Use: detect cycles in undirected graphs, Kruskal’s MST, network connectivity, grouping problems.

class UnionFind:
    def __init__(self, n):
        self.parent = list(range(n))
        self.rank = [0] * n
        self.components = n

    def find(self, x):                        # path compression
        if self.parent[x] != x:
            self.parent[x] = self.find(self.parent[x])
        return self.parent[x]

    def union(self, x, y):                    # union by rank
        px, py = self.find(x), self.find(y)
        if px == py: return False             # already connected
        if self.rank[px] < self.rank[py]:
            px, py = py, px
        self.parent[py] = px
        if self.rank[px] == self.rank[py]:
            self.rank[px] += 1
        self.components -= 1
        return True

    def connected(self, x, y):
        return self.find(x) == self.find(y)

4.10 Core Patterns

4.10.1 Two Pointers

# Pair sum in sorted array
def pair_sum(arr, target):
    l, r = 0, len(arr) - 1
    while l < r:
        s = arr[l] + arr[r]
        if s == target:   return (arr[l], arr[r])
        elif s < target:  l += 1
        else:             r -= 1
    return None

# Remove duplicates in-place
def remove_duplicates(nums):
    k = 1
    for i in range(1, len(nums)):
        if nums[i] != nums[k - 1]:
            nums[k] = nums[i]
            k += 1
    return k

4.10.2 Sliding Window

Fixed or variable window over a sequence.

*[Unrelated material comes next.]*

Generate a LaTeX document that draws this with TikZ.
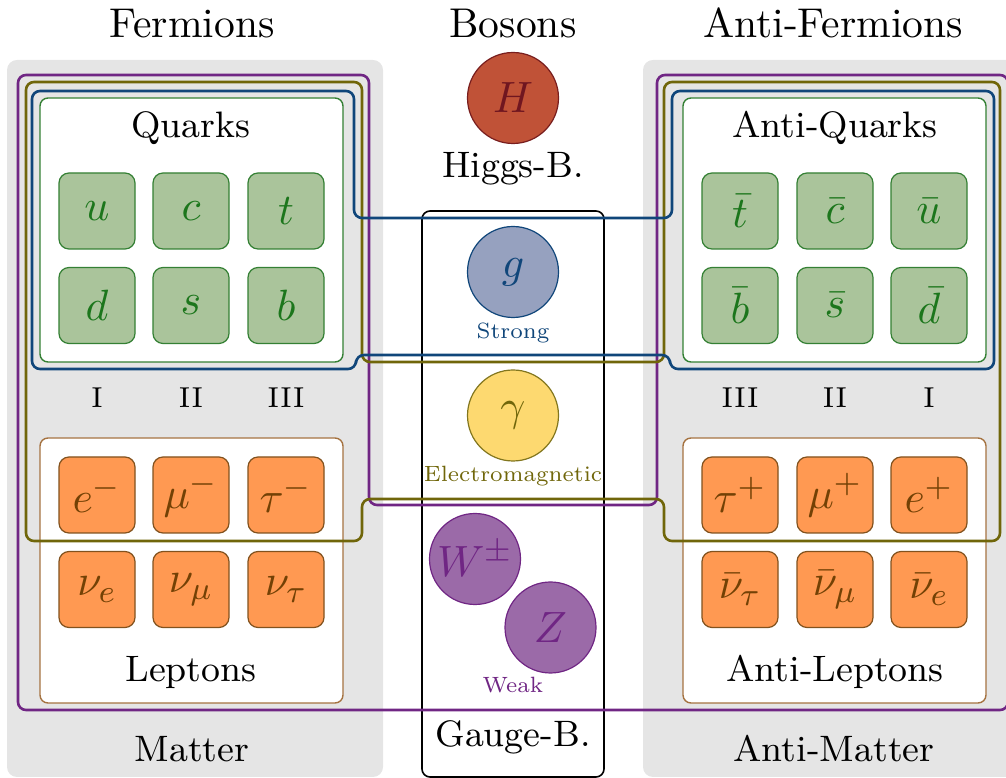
\documentclass[tikz,border=0pt]{standalone}
\usepackage{fontspec}

\definecolor{panelgray}{RGB}{229,229,229}
\definecolor{quarkfill}{RGB}{170,196,155}
\definecolor{quarkline}{RGB}{52,128,52}
\definecolor{quarktext}{RGB}{28,118,28}
\definecolor{leptonfill}{RGB}{255,153,82}
\definecolor{leptonline}{RGB}{130,82,30}
\definecolor{leptontext}{RGB}{115,65,5}
\definecolor{leptonframe}{RGB}{165,115,65}
\definecolor{higgsfill}{RGB}{192,82,55}
\definecolor{higgsline}{RGB}{120,30,30}
\definecolor{higgstext}{RGB}{112,22,32}
\definecolor{strongfill}{RGB}{150,161,191}
\definecolor{strongcol}{RGB}{16,70,122}
\definecolor{emfill}{RGB}{253,217,112}
\definecolor{emline}{RGB}{130,118,30}
\definecolor{emcol}{RGB}{112,102,10}
\definecolor{weakfill}{RGB}{155,106,168}
\definecolor{weakcol}{RGB}{112,38,132}

\tikzset{
  panel/.style={fill=panelgray, rounded corners=2.5pt},
  groupbox/.style={fill=white, rounded corners=2pt, line width=0.35pt},
  quarkgroup/.style={groupbox, draw=quarkline},
  leptongroup/.style={groupbox, draw=leptonframe},
  gaugegroup/.style={rounded corners=2pt, line width=0.4pt, draw=black},
  particle/.style={rectangle, rounded corners=2.5pt, minimum size=19pt,
    inner sep=0pt, line width=0.3pt, font=\fontsize{11}{13}\selectfont},
  quark/.style={particle, fill=quarkfill, draw=quarkline, text=quarktext},
  lepton/.style={particle, fill=leptonfill, draw=leptonline, text=leptontext},
  boson/.style={circle, minimum size=22.75pt, inner sep=0pt, line width=0.3pt,
    font=\fontsize{11}{13}\selectfont},
  headtxt/.style={anchor=base, inner sep=0pt, font=\fontsize{10.4}{12}\selectfont},
  grouptxt/.style={anchor=base, inner sep=0pt, font=\fontsize{9.2}{11}\selectfont},
  gentxt/.style={anchor=base, inner sep=0pt, font=\fontsize{7.2}{9}\selectfont},
  forcetxt/.style={anchor=base, inner sep=0pt, scale=0.79, font=\fontsize{7}{8}\selectfont},
  bandline/.style={line width=0.65pt, rounded corners=2pt},
}

\begin{document}
\begin{tikzpicture}[x=0.25pt, y=-0.25pt]
\useasboundingbox (0,0) rectangle (1006,778);

% grey background panels
\fill[panel] (7,60) rectangle (383,777);
\fill[panel] (643,60) rectangle (1019,777);

% column headings
\node[headtxt] (fermions) at (192,38) {Fermions};
\node[headtxt] (bosons) at (513,38) {Bosons};
\node[headtxt] (antifermions) at (833,38) {Anti-Fermions};

% group boxes
\draw[quarkgroup] (40,98) rectangle (343,362);
\draw[quarkgroup] (683,98) rectangle (986,362);
\draw[leptongroup] (40,438) rectangle (343,703);
\draw[leptongroup] (683,438) rectangle (986,703);
\draw[gaugegroup] (422,211) rectangle (604,777);

% group names
\node[grouptxt] (quarks) at (191,138) {Quarks};
\node[grouptxt] (antiquarks) at (835,138) {Anti-Quarks};
\node[grouptxt] (leptons) at (191,682) {Leptons};
\node[grouptxt] (antileptons) at (835,682) {Anti-Leptons};
\node[grouptxt] (matter) at (192,761) {Matter};
\node[grouptxt] (antimatter) at (834,761) {Anti-Matter};
\node[grouptxt] (higgsname) at (513,178) {Higgs-B.};
\node[grouptxt] (gaugename) at (513,747) {Gauge-B.};

% generations
\node[gentxt] (g1) at (97,408) {I};
\node[gentxt] (g2) at (191,408) {II};
\node[gentxt] (g3) at (286,408) {III};
\node[gentxt] (ag3) at (740,408) {III};
\node[gentxt] (ag2) at (835,408) {II};
\node[gentxt] (ag1) at (929,408) {I};

% quarks
\node[quark] (u) at (97,211) {$u$};
\node[quark] (c) at (191,211) {$c$};
\node[quark] (t) at (286,211) {$t$};
\node[quark] (d) at (97,305.5) {$d$};
\node[quark] (s) at (191,305.5) {$s$};
\node[quark] (b) at (286,305.5) {$b$};
% anti-quarks
\node[quark] (tbar) at (740,211) {$\bar t$};
\node[quark] (cbar) at (835,211) {$\bar c$};
\node[quark] (ubar) at (929,211) {$\bar u$};
\node[quark] (bbar) at (740,305.5) {$\bar b$};
\node[quark] (sbar) at (835,305.5) {$\bar s$};
\node[quark] (dbar) at (929,305.5) {$\bar d$};

% leptons
\node[lepton] (e) at (97,495) {$e^-$};
\node[lepton] (mu) at (191,495) {$\mu^-$};
\node[lepton] (tau) at (286,495) {$\tau^-$};
\node[lepton] (nue) at (97,589.5) {$\nu_e$};
\node[lepton] (numu) at (191,589.5) {$\nu_\mu$};
\node[lepton] (nutau) at (286,589.5) {$\nu_\tau$};
% anti-leptons
\node[lepton] (taubar) at (740,495) {$\tau^+$};
\node[lepton] (mubar) at (835,495) {$\mu^+$};
\node[lepton] (ebar) at (929,495) {$e^+$};
\node[lepton] (nutaubar) at (740,589.5) {$\bar\nu_\tau$};
\node[lepton] (numubar) at (835,589.5) {$\bar\nu_\mu$};
\node[lepton] (nuebar) at (929,589.5) {$\bar\nu_e$};

% bosons
\node[boson, fill=higgsfill, draw=higgsline, text=higgstext] (H) at (513,98) {$H$};
\node[boson, fill=strongfill, draw=strongcol, text=strongcol] (g) at (513,272) {$g$};
\node[boson, fill=emfill, draw=emline, text=emcol] (gamma) at (513,415.5) {$\gamma$};
\node[boson, fill=weakfill, draw=weakcol, text=weakcol] (W) at (475,559) {$W^\pm$};
\node[boson, fill=weakfill, draw=weakcol, text=weakcol] (Z) at (550.5,627.5) {$Z$};

% interaction names
\node[forcetxt, text=strongcol] (strong) at (513,339) {Strong};
\node[forcetxt, text=emcol] (em) at (513,482) {Electromagnetic};
\node[forcetxt, text=weakcol] (weak) at (513,693) {Weak};

% interaction bands
\draw[bandline, draw=weakcol]
  (18,75) -- (369,75) -- (369,505) -- (657,505) -- (657,75)
  -- (1008,75) -- (1008,710) -- (18,710) -- cycle;
\draw[bandline, draw=emcol]
  (26,82) -- (362,82) -- (362,362) -- (664,362) -- (664,82)
  -- (1000,82) -- (1000,541) -- (664,541) -- (664,499)
  -- (362,499) -- (362,541) -- (26,541) -- cycle;
\draw[bandline, draw=strongcol]
  (32,91) -- (354,91) -- (354,218) -- (672,218) -- (672,91)
  -- (994,91) -- (994,369) -- (670,369) -- (670,355)
  -- (356,355) -- (356,369) -- (32,369) -- cycle;
\end{tikzpicture}
\end{document}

Avoids O(n²) nested loops.

# Fixed window — max sum of k elements
def max_sum_k(arr, k):
    window = sum(arr[:k])
    best = window
    for i in range(k, len(arr)):
        window += arr[i] - arr[i - k]
        best = max(best, window)
    return best

# Variable window — longest substring with at most k distinct chars
def longest_k_distinct(s, k):
    freq = defaultdict(int)
    l = best = 0
    for r, ch in enumerate(s):
        freq[ch] += 1
        while len(freq) > k:
            freq[s[l]] -= 1
            if freq[s[l]] == 0: del freq[s[l]]
            l += 1
        best = max(best, r - l + 1)
    return best

4.10.3 Fast & Slow Pointers

# Find cycle start in linked list
def cycle_start(head):
    slow = fast = head
    while fast and fast.next:
        slow = slow.next
        fast = fast.next.next
        if slow is fast:
            slow = head
            while slow is not fast:
                slow = slow.next
                fast = fast.next
            return slow
    return None

4.11 Structure Selection Guide

Problem Signal Best Structure
Fast lookup by key dict / hash set
Top-k / priority heapq
LIFO / undo / matching parens Stack (list)
FIFO / BFS deque
Prefix search / autocomplete Trie
Sorted order + dynamic inserts Sorted list (sortedcontainers) / BST
Connectivity / components Union-Find
Shortest path (unweighted) BFS
Shortest path (weighted) Dijkstra (heapq)
Dependencies / ordering Topological sort
Range sum queries Prefix sums / Fenwick tree

TipInterview Focus

Derive the amortized O(1) cost of dynamic array append. Implement a min-heap from scratch. Detect a cycle in a linked list without extra space. Implement Trie insert and search. Explain Union-Find with path compression and union by rank — what is the amortized complexity?